Ainsi en va-t-il par exemple de la restauration dans nos cultures du statut des 'sciences du génie' (ou des sciences d'ingénierie ou d'ingenium, dit-on plus volontiers aujourd'hui) se formant sur des projets de connaissance, sciences aussi fondamentales que les sciences d'analyse se définissant elles par des objets de connaissance. Depuis Vitruve instituant la science de l'architecture, ou Léonard de Vinci illustrant et argumentant la science de la peinture, par les sciences du génie naval, du génie rural, du génie urbain et aujourd'hui par les sciences des systèmes, les sciences de conception ont acquis droit de cité dans nos cultures.

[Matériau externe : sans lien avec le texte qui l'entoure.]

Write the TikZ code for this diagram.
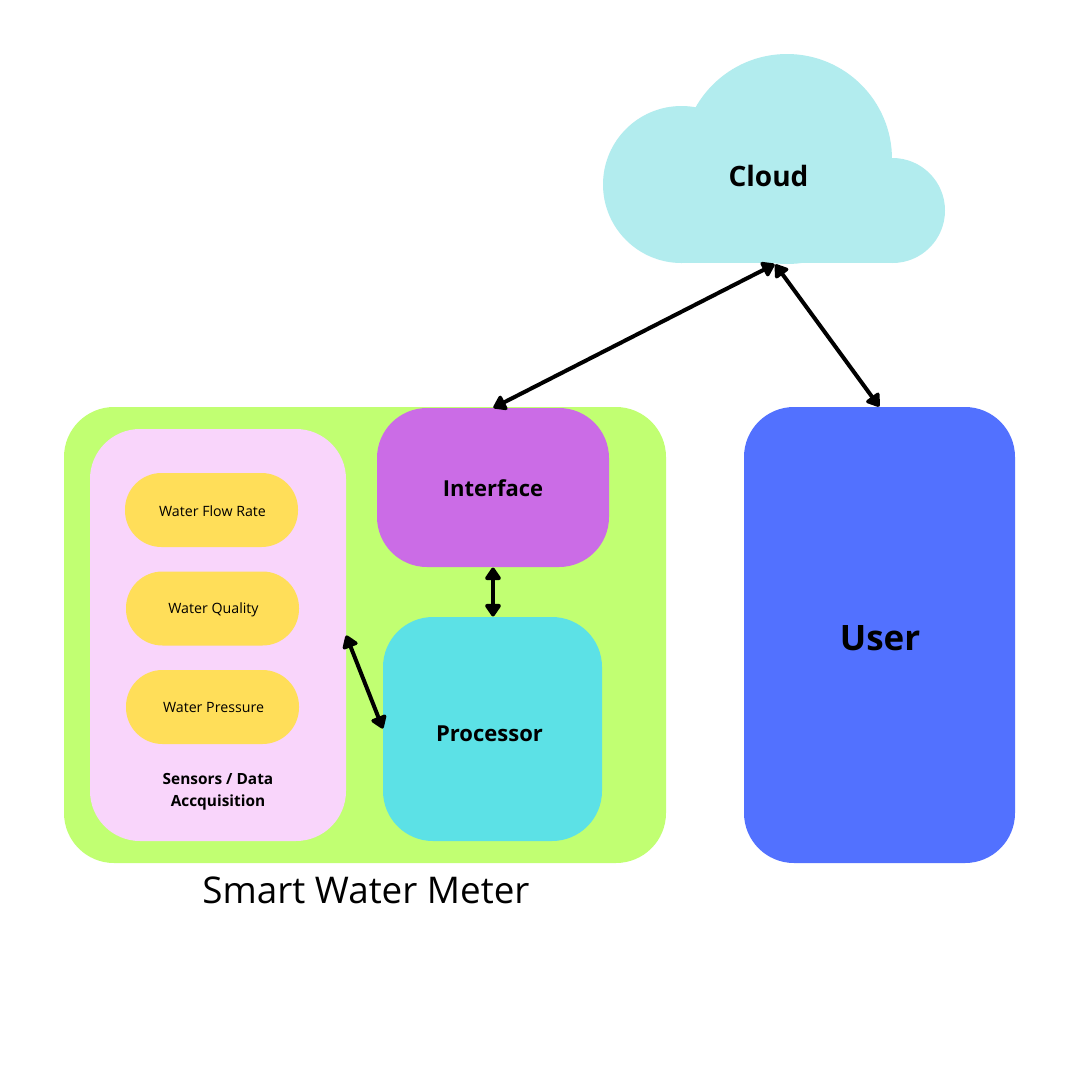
\documentclass[tikz,border=0pt]{standalone}
\usepackage{fontspec}
\setmainfont{Open Sans}
\usetikzlibrary{arrows.meta}
\definecolor{cgreen}{HTML}{C1FF72}
\definecolor{cpink}{HTML}{F9D5FB}
\definecolor{cyellow}{HTML}{FFDE59}
\definecolor{cpurple}{HTML}{CB6CE6}
\definecolor{ccyan}{HTML}{5CE1E6}
\definecolor{cblue}{HTML}{5271FF}
\definecolor{ccloud}{HTML}{B2ECEE}
\tikzset{
  panel/.style={rounded corners=50pt,inner sep=0pt,outer sep=0pt},
  pill/.style={fill=cyellow,rounded corners=36.5pt,inner sep=0pt,outer sep=0pt,minimum width=173pt,minimum height=74pt},
  pilltext/.style={font=\fontsize{14.2}{16}\selectfont},
  link/.style={line width=4pt,{Triangle[length=14pt,width=18pt,round]}-{Triangle[length=14pt,width=18pt,round]},shorten <=0.5pt,shorten >=0.5pt},
  biglabel/.style={font=\bfseries\fontsize{22}{26}\selectfont}
}
\begin{document}
\begin{tikzpicture}[x=1pt,y=-1pt]
\useasboundingbox (0,0) rectangle (1080,1080);
\fill[white] (0,0) rectangle (1080,1080);
% cloud
\fill[ccloud] (681.5,184.5) circle[radius=78.5pt];
\fill[ccloud] (787,159) circle[radius=105pt];
\fill[ccloud] (892.5,210.5) circle[radius=52.5pt];
\fill[ccloud] (681.5,160) rectangle (892.5,263);
\node[font=\bfseries\fontsize{28}{32}\selectfont] (cloud) at (768.5,175.5) {Cloud};
\coordinate (cloudport) at (775,264);
% meter
\node[panel,fill=cgreen,minimum width=602pt,minimum height=456pt] (meter) at (365,635) {};
\node[panel,fill=cpink,minimum width=256pt,minimum height=412pt] (sensors) at (218,635) {};
\node[panel,fill=cpurple,minimum width=232pt,minimum height=159pt] (interface) at (493,487.5) {};
\node[biglabel] (ifacelabel) at (493,488.5) {Interface};
\node[panel,fill=ccyan,minimum width=219pt,minimum height=224pt] (processor) at (492.5,729) {};
\node[biglabel] (proclabel) at (489.5,734) {Processor};
\node[panel,fill=cblue,minimum width=271pt,minimum height=456pt] (user) at (879.5,635) {};
\node[font=\bfseries\fontsize{35}{40}\selectfont] (userlabel) at (880,638) {User};
\node[pill] (flow) at (211.5,510) {};
\node[pill] (quality) at (212.5,608.5) {};
\node[pill] (pressure) at (212.5,707) {};
\node[pilltext] (flowlabel) at (212.5,511) {Water Flow Rate};
\node[pilltext] (qualitylabel) at (213.5,610) {Water Quality};
\node[pilltext] (pressurelabel) at (213.5,707.5) {Water Pressure};
\node[font=\bfseries\fontsize{15.4}{22}\selectfont,align=center] (senslabel) at (218,792) {Sensors / Data\\Accquisition};
\node[font=\fontsize{36.8}{44}\selectfont] (title) at (366,890) {Smart Water Meter};
% links
\draw[link] (cloudport) -- (interface.north);
\draw[link] (cloudport) -- (user.north);
\draw[link] (interface.south) -- (interface.south |- processor.north);
\draw[link] (sensors.east) -- (processor.west);
\end{tikzpicture}
\end{document}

Qu'on relise les Sciences de l'Artificiel de H Simon (1969-2004), on y trouve la légitimation de la formation de connaissances scientifiques attentives à l'exploration des réponses aux « pourquoi pas ? » et pas seulement à la déduction des « pourquoi ». N'appartient-il pas aux institutions  de recherche et d'enseignement d'être attentives aussi à l'ouverture du champ des connaissances guidant l'exploration de champ des possibles sans réduire cette exploration à la fonction de sous-disciplines ancillaires'('les techniques') n'assurant que l'application mimétique de connaissances réifiées établies avant et ailleurs ?

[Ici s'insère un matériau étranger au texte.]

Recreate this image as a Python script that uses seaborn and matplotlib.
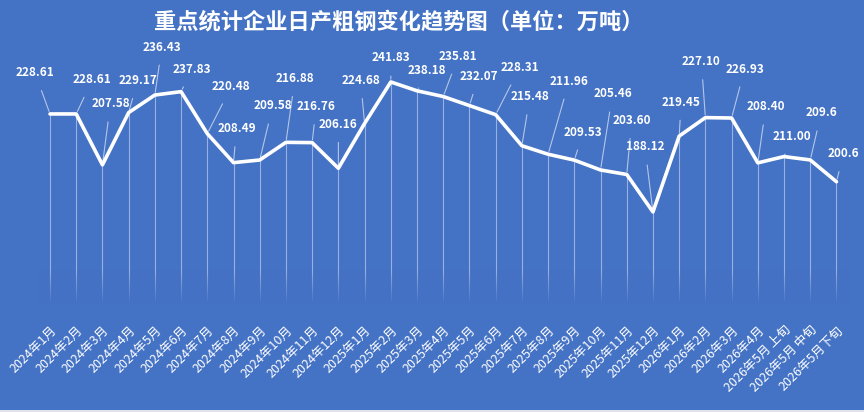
import numpy as np
import pandas as pd
import matplotlib
matplotlib.use("Agg")
import matplotlib.pyplot as plt
from matplotlib.colors import LinearSegmentedColormap
from matplotlib.patches import Rectangle
import seaborn as sns

# 月份标签
months = ["2024年1月", "2024年2月", "2024年3月", "2024年4月", "2024年5月", "2024年6月",
          "2024年7月", "2024年8月", "2024年9月", "2024年10月", "2024年11月", "2024年12月",
          "2025年1月", "2025年2月", "2025年3月", "2025年4月", "2025年5月", "2025年6月",
          "2025年7月", "2025年8月", "2025年9月", "2025年10月", "2025年11月", "2025年12月",
          "2026年1月", "2026年2月", "2026年3月", "2026年4月",
          "2026年5月 上旬", "2026年5月 中旬", "2026年5月下旬"]

# 日产粗钢（万吨）
output = [228.61, 228.61, 207.58, 229.17, 236.43, 237.83, 220.48, 208.49, 209.58, 216.88,
          216.76, 206.16, 224.68, 241.83, 238.18, 235.81, 232.07, 228.31, 215.48, 211.96,
          209.53, 205.46, 203.60, 188.12, 219.45, 227.10, 226.93, 208.40, 211.00, 209.6, 200.6]

value_text = ["228.61", "228.61", "207.58", "229.17", "236.43", "237.83", "220.48", "208.49",
              "209.58", "216.88", "216.76", "206.16", "224.68", "241.83", "238.18", "235.81",
              "232.07", "228.31", "215.48", "211.96", "209.53", "205.46", "203.60", "188.12",
              "219.45", "227.10", "226.93", "208.40", "211.00", "209.6", "200.6"]

# 标签偏移（像素）
label_offsets = [(-15, 41), (16, 34), (8, 61), (9, 32), (7, 48), (11, 22), (24, 47), (3, 34),
                 (13, 54), (9, 64), (4, 36), (0, 44), (-4, 43), (0, 24), (10, 20), (15, 40),
                 (9, 29), (24, 47), (8, 49), (21, 73), (9, 28), (12, 76), (5, 54), (-8, 65),
                 (2, 34), (-4, 56), (13, 49), (8, 56), (8, 20), (11, 47), (7, 28)]

bg = "#4472C4"
df = pd.DataFrame({"pos": np.arange(len(months)), "value": output})

sns.set_theme(style="white")
plt.rcParams["font.family"] = ["Noto Sans CJK SC", "DejaVu Sans"]

fig = plt.figure(figsize=(8.64, 4.12), dpi=100, facecolor=bg)
ax = fig.add_axes([0.0427, 0.2617, 0.9406, 0.6461])
ax.set_facecolor(bg)

lo, hi = 150, 260
ax.vlines(df["pos"], lo, df["value"], color="white", lw=0.8, alpha=0.45, zorder=1)

# 底部渐隐
cmap = LinearSegmentedColormap.from_list("fade", [(0.267, 0.447, 0.769, 0.0), (0.267, 0.447, 0.769, 1.0)])
grad = np.linspace(0, 1, 100).reshape(-1, 1)
ax.imshow(grad, extent=(-0.5, len(months) - 0.5, lo, 164), aspect="auto", cmap=cmap,
          origin="upper", zorder=2)

sns.lineplot(data=df, x="pos", y="value", ax=ax, color="white", lw=2.6, zorder=3)

for i, (x, y) in enumerate(zip(df["pos"], df["value"])):
    dx, dy = label_offsets[i]
    ax.annotate(value_text[i], xy=(x, y), xytext=(dx, dy), textcoords="offset pixels",
                ha="center", va="center", color="white", fontsize=8.5, fontweight="bold",
                arrowprops=dict(arrowstyle="-", color="white", lw=0.8, alpha=0.6,
                                shrinkA=6, shrinkB=2),
                zorder=4)

ax.set_xlim(-0.5, len(months) - 0.5)
ax.set_ylim(lo, hi)
ax.set_xticks(df["pos"])
ax.set_xticklabels(months, rotation=45, ha="right", rotation_mode="anchor",
                   color="white", fontsize=9)
ax.tick_params(axis="x", length=0, pad=14)
ax.set_yticks([])
ax.set_xlabel("")
ax.set_ylabel("")
sns.despine(ax=ax, left=True, bottom=True)

fig.text(0.462, 0.947, "重点统计企业日产粗钢变化趋势图（单位：万吨）", ha="center", va="center",
         color="white", fontsize=16, fontweight="bold")

# 底部浅色边
fig.patches.append(Rectangle((0, 0), 1, 0.006, transform=fig.transFigure,
                             facecolor="#dfe4ec", edgecolor="none"))

fig.savefig("out.png", dpi=100, facecolor=bg)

            C'est l'insistance (compréhensible dans le contexte) de M. CALAME sur le concept de  « démocratie technique » qu'il introduit rapidement dans à la fin du dernier chapitre ('Faire entrer la recherche en démocratie'), qui m'incite à revenir  sur la restauration des sciences fondamentales d'ingénierie dans nos cultures tant scientifiques que politiques : Il ne suffit pas de dire que « l'absence de démocratie technique  s'explique par l'exclusion de la technique du champ de la pensée politique » -(p.126), puis que « la démocratie technique est aisée à concevoir pour peu que l'on le veuille » (p.130), pour faire entendre au lecteur ce qu'introduit pratiquement concept. (Il ne s'agit pas de 'la technique de la démocratie', je présume ?)  En réfléchissant à une interprétation plus opératoire, je suis tenté de proposer un retour sur le concept de 'Démocratie cognitive' qu'Edgar MORIN introduit en particulier dans le tome 6 de « la Méthode : Ethique »'(p 170 +). Le Site du Réseau avait été incité à retrouver ce passage,  « Le probléme d'une démocraties cognitive » par Edgar Morin, à l'occasion de la parution de 'L'affaire Monsanto'.  J'en reprends ici un court § qui, je crois, souligne  l'importance et la richesse de ce concept, irréductible à quelques procédures de  réorganisation institutionnelles plus ou moins aisées à concevoir et surtout à mettre en oeuvre effectivement : « La dépossession du savoir, très mal compensée par la vulgarisation médiatique, pose le problème historique clé de la démocratie cognitive. La continuation du processus technoscientifique actuel, processus du reste aveugle qui échappe à la conscience et à la volonté des scientifiques eux-mêmes, conduit à une régression forte de démocratie. Il n'y a pas pour cela de politique immédiate à mettre en oeuvre. Il y a la nécessité d'une prise de conscience politique de l'urgence à oeuvrer pour une démocratie cognitive. »

 

Cette 'Lettre Ouverte', on le voit nous est aujourd'hui bien nécessaire : Les tentations idéologiques sont toujours fortes en chacun : substituer une idéologie anti scientiste à l'idéologie scientiste dans nos cultures vaudrait sûrement autant d'effet pervers à nos sociétés et à nos démocraties : C'est pour nous inciter à réfléchir et à agir pragmatiquement  en récusant cette réaction binaire (l'axe du bien contre l'axe du mal !) que M. CALAME a pris l'initiative de cet essai dont le projet constructif est dans le sous titre :Inventons collectivement des 'Alternatives Démocratiques' permettant la co-évolution de l'aventure de la connaissance et de l'aventure de l'Humanité. L'une n'est-elle pas au coeur de l'autre ? « Conscience sans science et science sans conscience sont mutilées et mutilantes » nous disait déjà Edgar MORIN en 1982 en concluant 'Science avec Conscience'.